According to Development Services Department planner Raynard Abalos, the ordinance should go into effect before the end of the year for areas outside of the coastal overlay zone in Point Loma. It won't impact anything within the coastal overlay zone until the state coastal commission has its say. The last time the city council voted on how to measure in the coastal overlay zone in 2011, it took the coastal commission two years to certify the update.

“Application of the coastal height limit overlay zone in the Peninsula community plan area has created two separate and distinct height requirements and methods for calculating height," said Abalos. "Structures within the coastal height limit overlay zone must comply with both height requirements. In base zones that allow a height that exceeds 30 feet, the coastal height limit overlay zone allows a project to alter grade, sometimes resulting in a structure that is taller than 30 feet from the existing grade.”
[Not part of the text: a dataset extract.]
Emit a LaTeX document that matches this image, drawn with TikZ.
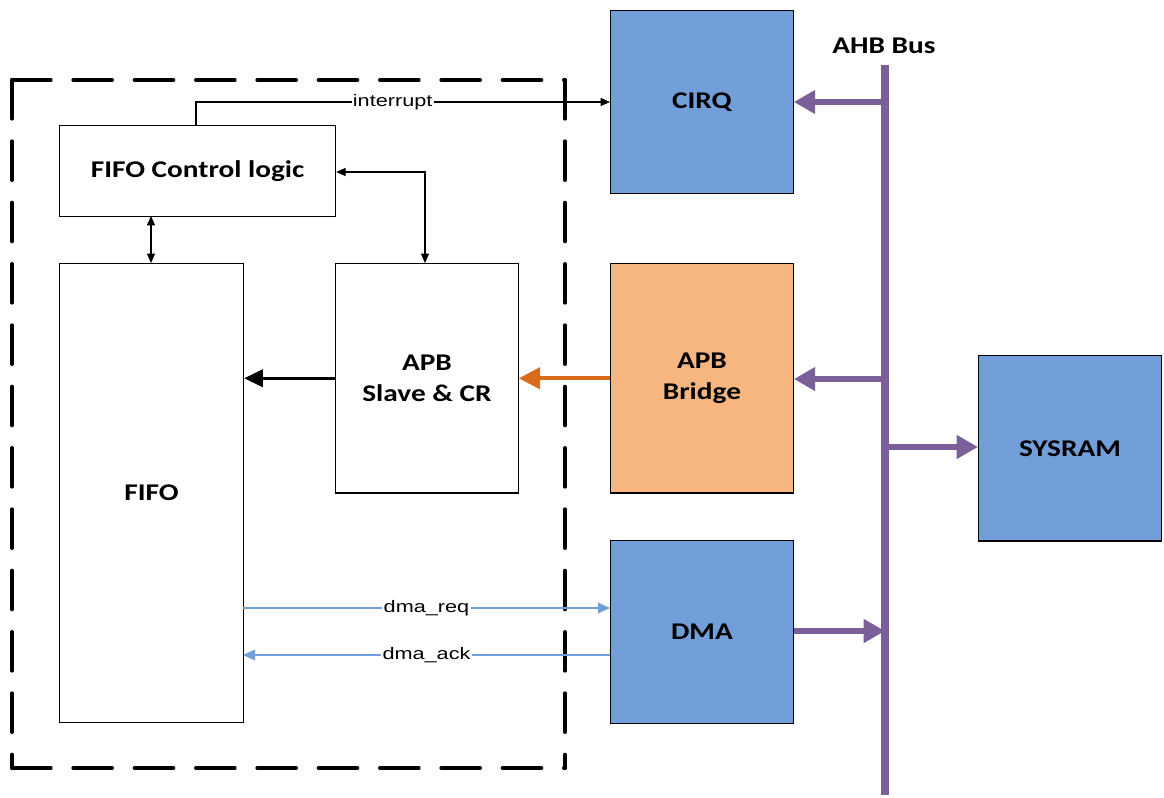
\documentclass[tikz,border=0pt]{standalone}
\usepackage{fontspec}
\setmainfont{Carlito}[FakeStretch=1.22]
\newfontfamily\lab{Liberation Sans}[FakeStretch=1.3]
\usetikzlibrary{arrows.meta}
\definecolor{blk}{RGB}{114,159,217}
\definecolor{org}{RGB}{247,181,128}
\definecolor{bus}{RGB}{123,95,153}
\definecolor{oarr}{RGB}{217,108,26}
\begin{document}
\begin{tikzpicture}[x=0.75pt,y=-0.75pt,
  box/.style={draw=black,line width=0.9pt,font=\fontsize{18}{21}\selectfont\bfseries,align=center},
  blue/.style={box,fill=blk},
  sig/.style={line width=0.8pt,-{Triangle[length=7pt,width=6pt]}},
  dsig/.style={line width=0.8pt,{Triangle[length=7pt,width=6pt]}-{Triangle[length=7pt,width=6pt]}},
  busarr/.style={draw=bus,line width=4pt,-{Triangle[length=16pt,width=17pt]}},
  slab/.style={fill=white,inner sep=1pt,font=\lab\fontsize{12.5}{14}\selectfont},
  dmaline/.style={draw=blk,line width=1pt,-{Triangle[length=9pt,width=8pt]}},
  dashbox/.style={line width=3pt,line cap=round,dash pattern=on 29pt off 17pt}
]
\useasboundingbox (0,0) rectangle (1164,797);
% dashed box
\coordinate (tl) at (12,80);
\coordinate (tr) at (565,80);
\coordinate (bl) at (12,768);
\coordinate (br) at (565,768);
\draw[dashbox] (tl) -- (tr);
\draw[dashbox] (tl) -- (bl);
\draw[dashbox] (tr) -- (br);
\draw[dashbox] (bl) -- (br);
% nodes
\node[box,minimum width=207pt,minimum height=68pt,anchor=north west] (ctrl) at (59,125) {FIFO Control logic};
\node[box,minimum width=138pt,minimum height=344pt,anchor=north west] (fifo) at (59,263) {FIFO};
\node[box,minimum width=137pt,minimum height=172pt,anchor=north west] (apbs) at (335,263) {APB\\[2pt]Slave \& CR};
\node[blue,minimum width=137pt,minimum height=137pt,anchor=north west] (cirq) at (610,10) {CIRQ};
\node[box,fill=org,minimum width=137pt,minimum height=172pt,anchor=north west] (apbb) at (610,263) {APB\\[2pt]Bridge};
\node[blue,minimum width=137pt,minimum height=137pt,anchor=north west] (dma) at (610,540) {DMA};
\node[blue,minimum width=137pt,minimum height=139pt,anchor=north west] (sysram) at (978,355) {SYSRAM};
% bus
\coordinate (bt) at (885,65);
\coordinate (bb) at (885,795);
\draw[bus,line width=6.5pt] (bt) -- (bb);
\node[font=\fontsize{18}{21}\selectfont\bfseries,anchor=south] (ahb) at (884,58) {AHB Bus};
\coordinate (b1) at (885,102);
\coordinate (b2) at (885,379);
\coordinate (b3) at (885,447);
\coordinate (b4) at (885,631);
\draw[busarr] (b1) -- (b1 -| cirq.east);
\draw[busarr] (b2) -- (b2 -| apbb.east);
\draw[busarr] (b3) -- (b3 -| sysram.west);
\draw[busarr] (b4 -| dma.east) -- (b4);
% orange
\draw[draw=oarr,line width=3pt,-{Triangle[length=16pt,width=16pt]}] (apbb.west) -- (apbs.east);
% black thick
\draw[line width=2.2pt,-{Triangle[length=14pt,width=13pt]}] (apbs.west) -- (apbs.west -| fifo.east);
% interrupt
\coordinate (i0) at (196,125);
\coordinate (i1) at (196,102);
\draw[sig] (i0) -- (i1) -- (i1 -| cirq.west) node[pos=0.475,slab] {interrupt};
% ctrl-fifo
\draw[dsig] (151,216) -- (151,263);
% ctrl-apbs
\coordinate (c1) at (425,172);
\draw[dsig] (ctrl.east |- c1) -- (c1) -- (apbs.north -| c1);
% dma
\coordinate (d1) at (243,608);
\coordinate (d2) at (243,655);
\draw[dmaline] (d1) -- (d1 -| dma.west) node[midway,slab] {dma\_req};
\draw[dmaline] (d2 -| dma.west) -- (d2) node[midway,slab] {dma\_ack};
\end{tikzpicture}
\end{document}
Abalos showed slides while he explained the differences between the two conflicting height requirements: zoning requires that height be measured from the existing grade or lower proposed grade; coastal height is measured from the finished (higher) grade. In other words, builders are required to not manipulate the grade while simultaneously being allowed to manipulate the grade.
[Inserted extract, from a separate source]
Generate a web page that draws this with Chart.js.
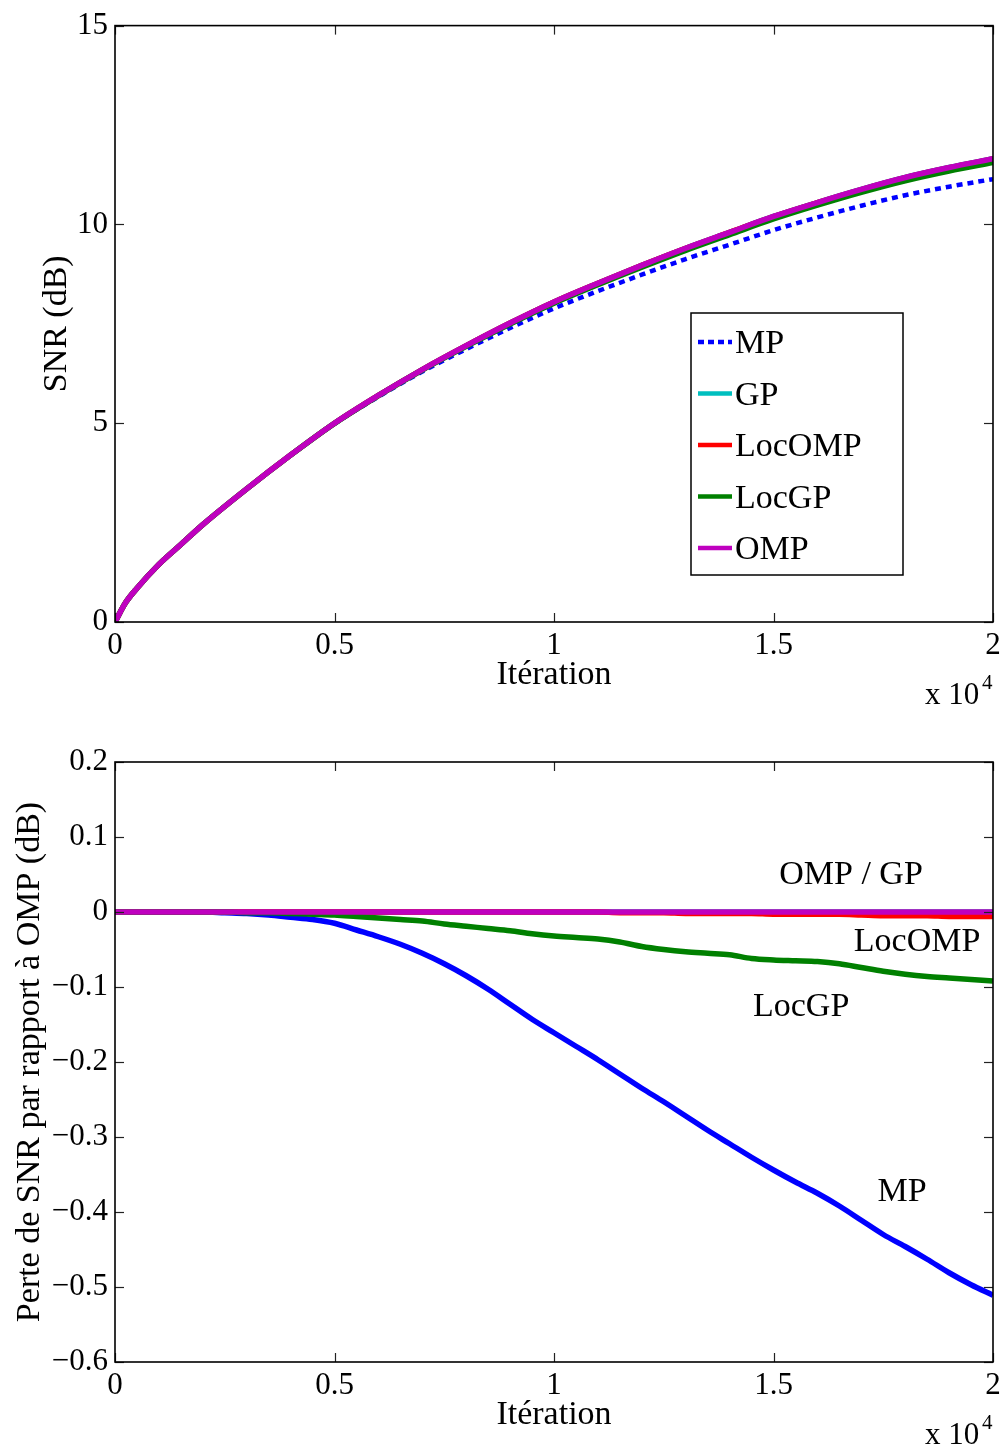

At the hearing, Vacchi placed most of the blame for grade manipulation at the feet of Proposition D and how it dictates that structures be measured from the finished grade instead of the lower existing grade. This is in line with the technical bulletin that his department put out in 2013 to clarify how to measure height in the coastal overlay zone — by measuring from the finished grade instead of the lower existing grade.
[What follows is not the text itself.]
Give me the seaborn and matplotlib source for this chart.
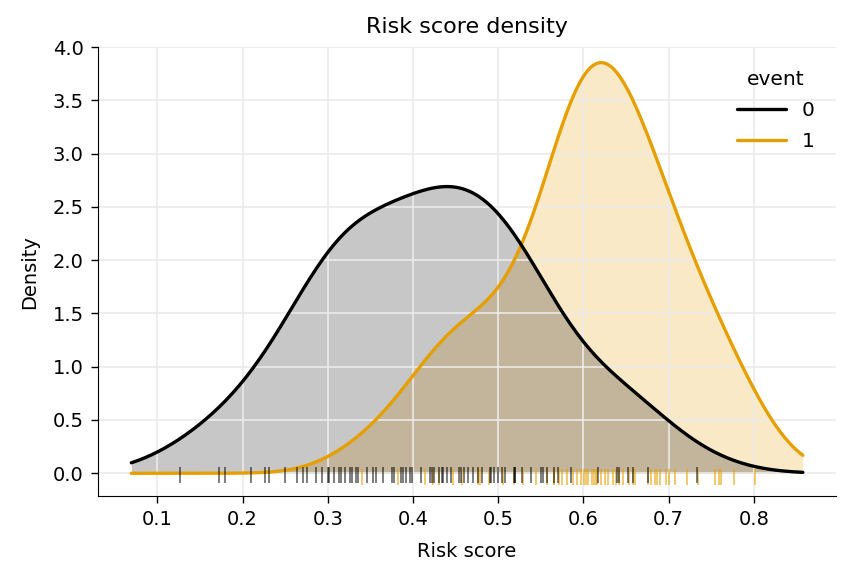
import pandas as pd
import seaborn as sns
import matplotlib.pyplot as plt

# risk scores (overlapping marks counted more than once)
score_event0 = [0.126, 0.172, 0.179, 0.210, 0.226, 0.231, 0.250, 0.264, 0.271,
                0.276, 0.286, 0.293, 0.300, 0.302, 0.307, 0.313, 0.315, 0.320,
                0.326, 0.329, 0.333, 0.336, 0.346, 0.353, 0.357, 0.365, 0.375, 0.378,
                0.386, 0.388, 0.392, 0.396, 0.399, 0.410, 0.420, 0.422, 0.425, 0.430,
                0.434, 0.435, 0.440, 0.445, 0.454, 0.456, 0.460, 0.464, 0.470, 0.476,
                0.481, 0.490, 0.491, 0.495, 0.500, 0.504, 0.508, 0.518, 0.520, 0.520,
                0.528, 0.538, 0.550, 0.553, 0.557, 0.565, 0.570, 0.586, 0.617, 0.639,
                0.642, 0.652, 0.658, 0.676, 0.733]
score_event1 = [0.340, 0.383, 0.414, 0.424, 0.431, 0.447, 0.458, 0.476, 0.479, 0.489,
                0.506, 0.518, 0.529, 0.544, 0.557, 0.565, 0.566, 0.571, 0.575, 0.581,
                0.588, 0.593, 0.597, 0.601, 0.603, 0.605, 0.610, 0.612, 0.615, 0.616,
                0.621, 0.625, 0.629, 0.635, 0.638, 0.642, 0.646, 0.654, 0.658, 0.661,
                0.676, 0.679, 0.684, 0.686, 0.690, 0.697, 0.700, 0.708, 0.722, 0.734,
                0.754, 0.759, 0.761, 0.777, 0.801]

palette = {0: '#000000', 1: '#E69F00'}

df = pd.DataFrame({
    'Risk score': score_event0 + score_event1,
    'event': [0] * len(score_event0) + [1] * len(score_event1),
})

sns.set_style('ticks')
plt.rcParams['font.family'] = ['DejaVu Sans']
plt.rcParams['text.color'] = 'black'
plt.rcParams['axes.labelcolor'] = 'black'
plt.rcParams['xtick.color'] = 'black'
plt.rcParams['ytick.color'] = 'black'
plt.rcParams['axes.edgecolor'] = 'black'

fig, ax = plt.subplots(figsize=(8.5, 5.81), dpi=100)
fig.subplots_adjust(left=0.115, right=0.984, top=0.919, bottom=0.146)
ax.grid(True, color='#ebebeb', linewidth=1.2)
ax.set_axisbelow('line')

kde_kw = dict(data=df, x='Risk score', hue='event', palette=palette,
              common_norm=False, common_grid=True, cut=1, ax=ax)
sns.kdeplot(**kde_kw, fill=True, alpha=0.22, linewidth=0, legend=False)
sns.kdeplot(**kde_kw, linewidth=2.4)

# rug marks just under the baseline
trans = ax.get_xaxis_transform()
ax.vlines(score_event1, 0.025, 0.060, transform=trans, colors=palette[1], alpha=0.6, linewidth=1.3)
ax.vlines(score_event0, 0.029, 0.065, transform=trans, colors=palette[0], alpha=0.55, linewidth=1.3)

ax.set_ylim(-0.215, 4.0)
ax.set_yticks([0, 0.5, 1, 1.5, 2, 2.5, 3, 3.5, 4])
ax.set_xticks([0.1, 0.2, 0.3, 0.4, 0.5, 0.6, 0.7, 0.8])
ax.tick_params(labelsize=14, length=5, width=1, pad=5)
ax.set_xlabel('Risk score', fontsize=14, labelpad=9)
ax.set_ylabel('Density', fontsize=14, labelpad=10)
ax.set_title('Risk score density', fontsize=16, pad=10)
sns.despine(ax=ax)
sns.move_legend(ax, 'upper right', bbox_to_anchor=(0.995, 0.99), frameon=False,
                fontsize=14.5, title_fontsize=14.5, handlelength=2.4, labelspacing=0.6,
                handletextpad=0.8)

plt.savefig('out.png', dpi=100)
City document indicating it's acceptable to build 30 feet tall from a lot's highest point — with no stipulations saying it's not acceptable for the developer to create a lot's highest point.

Both Gloria and Lightner requested that city staff come back soon with a remedy to help other similarly impacted communities. Vacchi said that he will be coming back to the city council in July 2017 with a more permanent fix in the next land development code update. “It’s way more complicated than I would have thought originally, that’s why it’s going to take us a little bit longer,” said Vacchi.

Don Sevrens from the Peninsula community planning board spoke out at the hearing in favor of the amendment.

After the hearing, I asked Sevrens if he could recall any issues with how buildings were measured before 2013. He said he wasn’t aware of anything. In fact, his group sent a letter to Mayor Faulconer in 2014 about that 2013 technical bulletin with concerns that it was reinterpreting the way structures in the coastal overlay zone were being measured (from existing grade to now finished grade). Faulconer never addressed the planning group's concerns — not until the community demanded it almost two years later.

When asked if they still stand by their 2013 technical bulletin, development services deputy director Elyse Lowe confirmed on October 27, “We stand by our bulletin. Nothing was changed or reinterpreted in 2013.”